The reactivity of metals is a crucial concept in chemistry as it determines how metals interact with other substances. The "reactivity series" is a list that ranks metals (and hydrogen) in order of decreasing reactivity. Metals higher in the series are more reactive than those below.
Reactivity often hinges on a metal's ability to lose electrons and form cations. Highly reactive metals, like potassium and calcium, will react vigorously with water and acids. Less reactive metals, such as gold and platinum, barely react or do not react at all under normal conditions.
In our exercise, iron reacts with copper(II) nitrate because it's more reactive. However, zinc does not displace magnesium from magnesium sulfate because it's less reactive. This insight is critical when predicting whether a chemical reaction will occur.

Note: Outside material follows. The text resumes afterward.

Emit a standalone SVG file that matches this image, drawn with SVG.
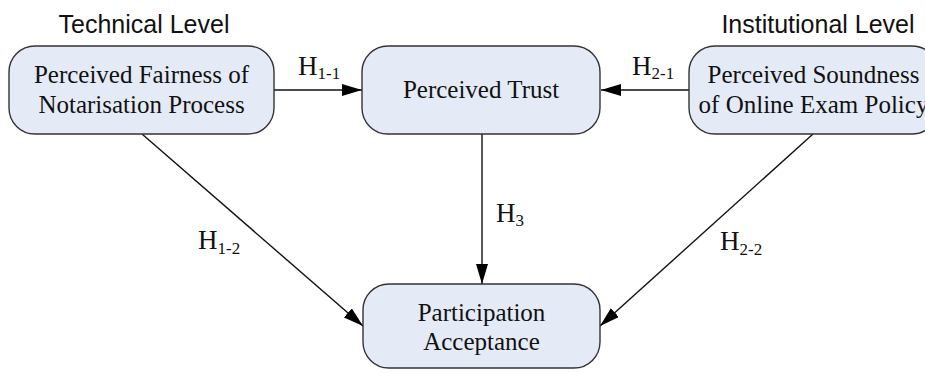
<svg xmlns="http://www.w3.org/2000/svg" width="925" height="373" viewBox="0 0 925 373">
<style>
.node rect{fill:#e5ebf6;stroke:#333;stroke-width:1.4}
.nt{font-family:"Liberation Serif","Times New Roman",serif;font-size:25px;fill:#111;text-anchor:middle}
.lv{font-family:"Liberation Sans",Arial,sans-serif;font-size:25px;fill:#111;text-anchor:middle}
.h{font-family:"Liberation Serif","Times New Roman",serif;font-size:27px;fill:#111}
.h tspan.s{font-size:17px}
.conn line{stroke:#111;stroke-width:1.4;fill:none}
</style>
<defs>
<marker id="ah" viewBox="0 0 20 12" refX="20" refY="6" markerWidth="20" markerHeight="12" markerUnits="userSpaceOnUse" orient="auto">
<path d="M0,0 L20,6 L0,12 Z" fill="#000"/>
</marker>
</defs>
<text class="lv" x="144" y="33">Technical Level</text>
<text class="lv" x="818" y="33">Institutional Level</text>
<g class="conn">
<line x1="274" y1="90" x2="362" y2="90" marker-end="url(#ah)"/>
<line x1="689" y1="90" x2="601" y2="90" marker-end="url(#ah)"/>
<line x1="482" y1="134" x2="482" y2="284" marker-end="url(#ah)"/>
<line x1="142" y1="134" x2="363" y2="326" marker-end="url(#ah)"/>
<line x1="813" y1="134" x2="600" y2="326" marker-end="url(#ah)"/>
</g>
<g id="n-fairness" class="node">
<rect x="9" y="46" width="265" height="88" rx="26" ry="26"/>
<text class="nt" x="141.5" y="83">Perceived Fairness of</text>
<text class="nt" x="141.5" y="113">Notarisation Process</text>
</g>
<g id="n-trust" class="node">
<rect x="362" y="46" width="238" height="88" rx="26" ry="26"/>
<text class="nt" x="481" y="98">Perceived Trust</text>
</g>
<g id="n-soundness" class="node">
<rect x="689" y="46" width="249" height="88" rx="26" ry="26"/>
<text class="nt" x="813.5" y="83">Perceived Soundness</text>
<text class="nt" x="813.5" y="113">of Online Exam Policy</text>
</g>
<g id="n-acceptance" class="node">
<rect x="363" y="284" width="237" height="84" rx="26" ry="26"/>
<text class="nt" x="481.5" y="321">Participation</text>
<text class="nt" x="481.5" y="350">Acceptance</text>
</g>
<g id="labels">
<text class="h" x="298" y="75">H<tspan class="s" dy="4">1-1</tspan></text>
<text class="h" x="632" y="75">H<tspan class="s" dy="4">2-1</tspan></text>
<text class="h" x="496" y="222">H<tspan class="s" dy="4">3</tspan></text>
<text class="h" x="198" y="249">H<tspan class="s" dy="5">1-2</tspan></text>
<text class="h" x="720" y="250">H<tspan class="s" dy="5">2-2</tspan></text>
</g>
</svg>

Single replacement reactions involve an element reacting with a compound, during which elements switch places. For a successful single replacement reaction, the lone element must be more reactive than the one it replaces in the compound.
Equations for these reactions will typically follow the pattern:

• A + BC → AC + B

In our examples:

• Iron (Fe) replaces Copper (Cu) in copper(II) nitrate, forming iron nitrate and metallic copper.
• Aluminum (Al) replaces Cobalt (Co) in cobalt(II) sulfate, forming aluminum sulfate and metallic cobalt.

If the single element is less reactive, as with zinc and magnesium sulfate, no reaction occurs (written as NR). This distinction is crucial for predicting the outcomes of potential reactions in laboratory or industrial contexts.

An activity series table is a helpful tool in predicting the feasibility of single replacement reactions. This table lists metals and hydrogen according to their reactivity, from the most reactive at the top to the least reactive at the bottom.
By consulting an activity series, you can determine whether a metal can replace another in a compound. If the metal in question is above the element it seeks to replace, the reaction will occur. For example, the activity series may show:

• Aluminum above Cobalt, leading to a reaction with cobalt(II) sulfate.
• Zinc below Magnesium, thus causing no reaction with magnesium sulfate.

Using this table not only supports the prediction of reactions but also conserves reagents and time. It's an indispensable tool for chemists and students alike, offering a clear view of what reactions are energetically favorable.